Only 3% of boards have a marketing seat

On the research.

When Cannes Lions launched a B2B awards category five years ago after nearly 70 years, Transmission decided that if they turned up, they had to turn up with something interesting. They published the power of B2B brand awareness, then the CMO to CFO divide, helping marketers talk the language of the board because the way marketers talk is gobbledygook to the rest of the organisation, then the world's first behavioural science study in B2B.

On the board-ready marketer.

One study asked how to build a board-ready CMO, surveying 500 respondents and interviewing 15 to 20 board CMOs, of which there are few, because only about 3% of boards have marketing representation. From that they built a diagnostic tool that lets any marketer find where they are not board-ready, whether a skills, capability or experience gap. The goal is business savvy senior marketers who understand that marketing needs to be more about business.

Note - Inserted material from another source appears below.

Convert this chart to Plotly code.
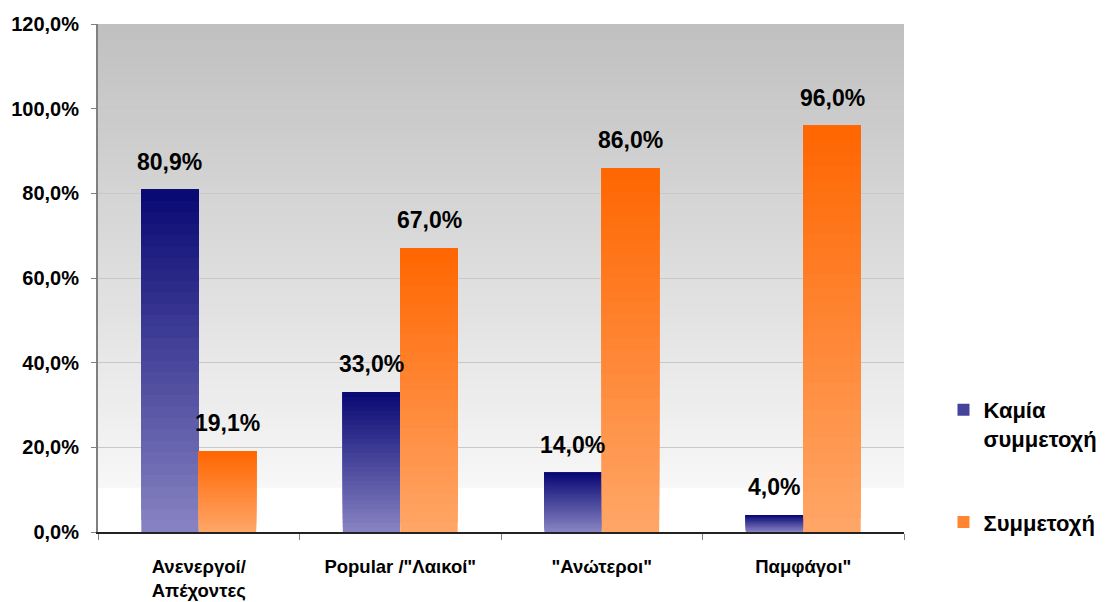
import plotly.graph_objects as go

# --- données ---
categories = ["Ανενεργοί/<br>Απέχοντες", 'Popular /"Λαικοί"', '"Ανώτεροι"', 'Παμφάγοι"']
series_names = ["Καμία<br>συμμετοχή", "Συμμετοχή"]
kamia = [0.809, 0.33, 0.14, 0.04]
symmetoxi = [0.191, 0.67, 0.86, 0.96]
y_ticks = [0, 0.2, 0.4, 0.6, 0.8, 1.0, 1.2]

# couleurs : (haut de barre, bas de barre)
grad = {
    "Καμία<br>συμμετοχή": ((8, 8, 115), (136, 132, 195)),
    "Συμμετοχή": ((255, 102, 0), (255, 166, 104)),
}
N = 30  # nombre de tranches pour simuler le dégradé
BOLD = dict(family="Liberation Sans, Arial", color="black", weight="bold")


def mix(c1, c2, t):
    return "rgb(%d,%d,%d)" % tuple(round(a + (b - a) * t) for a, b in zip(c1, c2))


def fmt(v):
    return f"{v * 100:.1f}".replace(".", ",") + "%"


fig = go.Figure()

# chaque tranche va de sa base jusqu'au sommet : la suivante la recouvre
# (évite les liserés blancs entre tranches)
for name, vals in zip(series_names, [kamia, symmetoxi]):
    top, bottom = grad[name]
    for k in range(N):
        t = (k + 0.5) / N  # 0 = bas, 1 = haut
        fig.add_trace(go.Bar(
            x=categories,
            y=[v * (N - k) / N for v in vals],
            base=[v * k / N for v in vals],
            offsetgroup=name,
            legendgroup=name,
            name=name,
            showlegend=(k == N // 2),
            marker=dict(color=mix(bottom, top, t), line=dict(width=0)),
            hoverinfo="skip",
        ))

# étiquettes de valeur au-dessus des barres
for shift, vals in [(-29, kamia), (29, symmetoxi)]:
    for c, v in zip(categories, vals):
        fig.add_annotation(
            x=c, y=v, text=fmt(v), showarrow=False,
            xshift=shift, yshift=13, yanchor="bottom",
            font=dict(BOLD, size=23),
        )

# fond dégradé gris -> blanc (bandes empilées qui se recouvrent)
n_bands = 60
y0 = 0.087
for i in range(n_bands):
    a = y0 + (1 - y0) * i / n_bands
    t = (i + 0.5) / n_bands
    fig.add_shape(
        type="rect", xref="x domain", yref="y domain", x0=0, x1=1, y0=a, y1=1,
        fillcolor=mix((247, 247, 247), (192, 192, 192), t), line=dict(width=0),
        layer="below",
    )

# la page ajoute 8 px de marge autour du graphe
fig.update_layout(
    width=1100, height=594,
    margin=dict(l=90, r=204, t=16, b=70, autoexpand=False),
    paper_bgcolor="white", plot_bgcolor="white",
    barmode="group", bargap=0.43, bargroupgap=0,
    separators=",.",
    font=BOLD,
    legend=dict(
        x=1.049, y=0.2815, xanchor="left", yanchor="top", valign="top",
        font=dict(BOLD, size=22),
        tracegroupgap=52, itemwidth=30, bgcolor="rgba(0,0,0,0)",
    ),
    showlegend=True,
)

fig.update_yaxes(
    range=[0, 1.2], tickvals=y_ticks, tickformat=".1%",
    showgrid=True, gridcolor="#c8c8c8", gridwidth=1,
    showline=True, linecolor="#808080", linewidth=2,
    ticks="outside", ticklen=5, tickcolor="#808080", ticklabelstandoff=8,
    tickfont=dict(BOLD, size=20), zeroline=False, automargin=False,
)
fig.update_xaxes(
    showline=True, linecolor="#222222", linewidth=2,
    ticks="outside", ticklen=6, tickcolor="#808080", tickson="boundaries",
    ticklabelstandoff=17, automargin=False,
    tickfont=dict(BOLD, size=18.5), showgrid=False,
)

fig.write_html("out.html")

The funnel is fundamentally flawed and certainty is the enemy of growth

On the structural loss.

Over the last 20 to 25 years marketing was marginalised into performance tactics, because being good at digitally savvy marketing is freaking difficult and getting harder. As marketers were pushed into a promotions department, other stakeholders picked up product, price and place. In the board's commercial reality, if you are not intertwined with those aspects you cannot demonstrate your value, so Transmission teaches clients to sell what they do internally and stop talking in speeds and feeds.

On the demand-gen trap.

The MQL to SQL funnel is outdated and fundamentally flawed. Certainty is the enemy of growth: demanding predictable outcomes limits testing and risk and stagnates potential. With 95% of buyers out of market at any time, chasing short-term demand means fishing in a tiny bucket. There is a whole industry that gets fat on driving volume, and buyers who were never engaged properly go unresponsive. The question is, what even is a lead?

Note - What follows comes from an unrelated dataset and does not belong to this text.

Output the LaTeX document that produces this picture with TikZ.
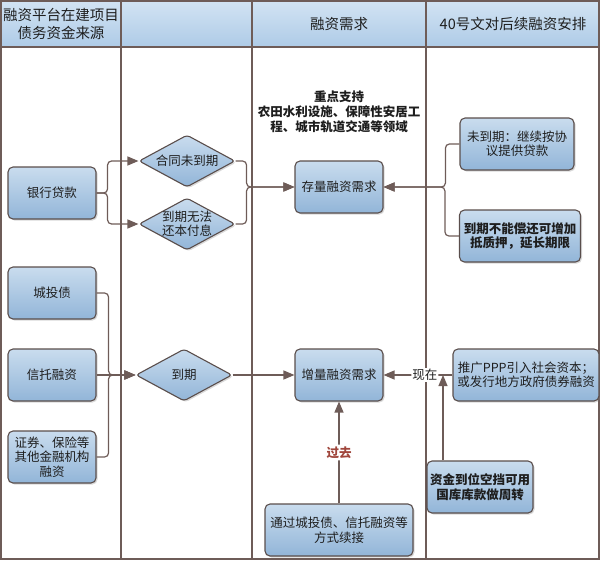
\documentclass[tikz,border=0pt]{standalone}
\usepackage{fontspec}
\setmainfont{Noto Sans CJK SC}
\usetikzlibrary{shapes.geometric,arrows.meta,shadows}
\definecolor{laneline}{HTML}{6E5C58}
\definecolor{boxline}{HTML}{5A4E4C}
\definecolor{boxtop}{HTML}{C9DCEE}
\definecolor{boxbot}{HTML}{92B5D8}
\definecolor{headtop}{HTML}{D2E3F3}
\definecolor{headbot}{HTML}{AECBE7}
\definecolor{pastred}{HTML}{A0463C}
\definecolor{ink}{HTML}{1E1E1E}
\tikzset{
  box/.style={draw=boxline,line width=1.1pt,rounded corners=5pt,
    top color=boxtop,bottom color=boxbot,
    drop shadow={shadow xshift=1.5pt,shadow yshift=-1.5pt,opacity=0.3},
    minimum width=88pt,minimum height=52pt,inner sep=2pt,align=center,
    text=ink,font=\fontsize{12.5}{14.5}\selectfont},
  dia/.style={box,diamond,rounded corners=3pt,aspect=1.85,inner sep=-6pt,
    minimum width=96pt,minimum height=52pt},
  bold/.style={font=\bfseries\fontsize{12.5}{14.5}\selectfont},
  head/.style={font=\fontsize{14.5}{18}\selectfont,align=center,text=ink},
  link/.style={draw=laneline,line width=1.2pt,rounded corners=4pt,
    -{Triangle[length=11pt,width=9pt]}},
}
\begin{document}
\begin{tikzpicture}[x=1pt,y=-1pt]
    \useasboundingbox (0,0) rectangle (600,560);
    % lanes
    \shade[top color=headtop,bottom color=headbot] (1,1) rectangle (599,47);
    \draw[laneline,line width=1.2pt] (1,1) rectangle (599,559);
    \draw[laneline,line width=1.2pt] (1,47) -- (599,47);
    \foreach \x in {121,252,426}{
        \draw[laneline,line width=1.2pt] (\x,1) -- (\x,559);
      }
    \node[head] (h1) at (61,24) {融资平台在建项目\\债务资金来源};
    \node[head] (h2) at (339,24) {融资需求};
    \node[head] (h3) at (513,24) {40号文对后续融资安排};

    % sources
    \node[box] (bank) at (52,193) {银行贷款};
    \node[box] (bond) at (52,293) {城投债};
    \node[box] (trust) at (52,375) {信托融资};
    \node[box] (other) at (52,457) {证券、保险等\\其他金融机构\\融资};

    % maturity
    \node[dia] (notdue) at (187,161) {合同未到期};
    \node[dia] (cantpay) at (187,224) {到期无法\\还本付息};
    \node[dia] (due) at (184,375) {到期};

    % demand
    \node[align=center,text=ink,font=\bfseries\fontsize{12.5}{15}\selectfont]
    (focus) at (339,112) {重点支持\\农田水利设施、保障性安居工\\程、城市轨道交通等领域};
    \node[box] (stock) at (339,187) {存量融资需求};
    \node[box] (incr) at (339,375) {增量融资需求};
    \node[box,minimum width=148pt] (cont) at (339,530) {通过城投债、信托融资等\\方式续接};

    % arrangements
    \node[box,minimum width=114pt] (keep) at (517,144) {未到期：继续按协\\议提供贷款};
    \node[box,bold,minimum width=121pt] (extend) at (520,236) {到期不能偿还可增加\\抵质押，延长期限};
    \node[box,minimum width=146pt] (ppp) at (526,375) {推广PPP引入社会资本；\\或发行地方政府债券融资};
    \node[box,bold,minimum width=106pt] (fund) at (480,487) {资金到位空挡可用\\国库库款做周转};

    % connectors
    \draw[link] (bank.east) -- ++(11,0) |- (notdue.west);
    \draw[link] (bank.east) -- ++(11,0) |- (cantpay.west);
    \draw[link] (notdue.east) -- ++(11,0) |- (stock.west);
    \draw[link] (cantpay.east) -- ++(11,0) |- (stock.west);
    \draw[link] (keep.west) -- ++(-14,0) |- (stock.east);
    \draw[link] (extend.west) -- ++(-14,0) |- (stock.east);
    \draw[link] (bond.east) -- ++(12,0) |- (due.west);
    \draw[link] (other.east) -- ++(12,0) |- (due.west);
    \draw[link] (trust.east) -- (due.west);
    \draw[link] (due.east) -- (incr.west);
    \draw[link] (ppp.west) -- node[pos=0.4,fill=white,inner sep=1pt,text=ink,
      font=\fontsize{12.5}{14.5}\selectfont] (now) {现在} (incr.east);
    \coordinate (nowin) at (443,375);
    \draw[link] (fund.north -| nowin) -- (nowin);
    \draw[link] (cont.north) -- node[fill=white,inner sep=2pt,text=pastred,
      font=\bfseries\fontsize{12.5}{14.5}\selectfont] (past) {过去} (incr.south);
  \end{tikzpicture}
\end{document}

AI will eat the messy middle, but brand owns the bookends

On the buying journey.

Most brands are ill-equipped for where this is going, with no excuse. The messy middle, the research and consideration stage, will be largely replaced by AI, which only cares that content is relevant, findable and personalised to the persona, vertical, country or language. But the two bookends belong to brand: brand gets you into the consideration set at awareness, and at decision no board signs off a supplier it has never heard of, however well it performs in studies. ServiceNow's new CMO from Salesforce is the example, cutting content by a third because it was slop and rebuilding the mix.

On the method reversal.

We used to use organic strategies to drive paid. Now it is going the other way: you test precisely on paid, and when something works you find tactics to scale its reach organically. That 180 will grow over the next 12 to 24 months. If you are not taking this seriously, and some people are not, you are going to be out of business pretty soon.

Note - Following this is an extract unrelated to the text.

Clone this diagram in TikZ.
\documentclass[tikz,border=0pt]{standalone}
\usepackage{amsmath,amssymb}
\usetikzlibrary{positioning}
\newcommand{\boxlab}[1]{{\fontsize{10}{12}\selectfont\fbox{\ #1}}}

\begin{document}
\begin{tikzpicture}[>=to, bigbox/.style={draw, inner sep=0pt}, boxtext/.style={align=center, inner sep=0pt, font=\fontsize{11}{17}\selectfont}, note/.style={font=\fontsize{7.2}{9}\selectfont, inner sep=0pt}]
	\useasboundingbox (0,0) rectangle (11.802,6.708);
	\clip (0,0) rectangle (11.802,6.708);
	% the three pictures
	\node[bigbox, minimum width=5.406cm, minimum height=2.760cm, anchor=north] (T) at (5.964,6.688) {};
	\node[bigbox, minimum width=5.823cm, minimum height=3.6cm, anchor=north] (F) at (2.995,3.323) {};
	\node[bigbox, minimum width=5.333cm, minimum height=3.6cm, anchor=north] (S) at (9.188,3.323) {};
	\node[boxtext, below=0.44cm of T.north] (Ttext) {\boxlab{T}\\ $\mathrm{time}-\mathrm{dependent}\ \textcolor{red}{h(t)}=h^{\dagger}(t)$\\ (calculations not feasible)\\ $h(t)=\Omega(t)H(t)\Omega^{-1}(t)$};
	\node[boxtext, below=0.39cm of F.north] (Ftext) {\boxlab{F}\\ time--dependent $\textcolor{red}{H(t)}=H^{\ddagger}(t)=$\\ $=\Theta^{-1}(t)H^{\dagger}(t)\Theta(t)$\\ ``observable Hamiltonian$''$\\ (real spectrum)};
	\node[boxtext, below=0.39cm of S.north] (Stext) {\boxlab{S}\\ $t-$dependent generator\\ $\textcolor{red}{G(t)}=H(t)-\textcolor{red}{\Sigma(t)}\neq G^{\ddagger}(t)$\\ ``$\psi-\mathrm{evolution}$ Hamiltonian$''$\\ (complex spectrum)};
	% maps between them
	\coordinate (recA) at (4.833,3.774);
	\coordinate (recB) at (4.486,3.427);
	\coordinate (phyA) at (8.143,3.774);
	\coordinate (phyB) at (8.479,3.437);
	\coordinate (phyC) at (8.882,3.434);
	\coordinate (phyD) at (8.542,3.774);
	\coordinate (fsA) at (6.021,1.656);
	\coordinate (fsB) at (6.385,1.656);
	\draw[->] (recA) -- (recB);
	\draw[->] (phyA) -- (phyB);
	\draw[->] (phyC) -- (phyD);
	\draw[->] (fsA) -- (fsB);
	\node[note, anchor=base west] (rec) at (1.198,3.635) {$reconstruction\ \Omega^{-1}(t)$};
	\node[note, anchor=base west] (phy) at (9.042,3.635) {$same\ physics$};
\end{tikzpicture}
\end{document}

Think like an entrepreneur, not a specialist

On the next generation.

Twenty five or thirty years ago the advice was to specialise and dine on it for a career. Now it is the reverse. Whatever you studied, you cannot rely on it looking the same in one to five years, so betting everything on one expertise is a risk. Become a generalist, pick something adaptable across industries, and think more like an entrepreneur: understand how business works, because you do not know where the industry is going.

On the quickfire.

Qualcomm Snapdragon is doing A1 marketing, smart sponsorships and culturally relevant work, better than other chip manufacturers. The buzzword to retire is funnel marketing. The technology to watch is AI, and specifically Claude, plus AI replicating what software development has done over 25 to 30 years at a staggering pace, which is why a lot of software companies' share prices are in the toilet.

The board question

If AI is set to absorb the research and consideration stage of the buying journey, what are you investing in brand at the awareness and decision bookends so buyers have heard of you when it counts?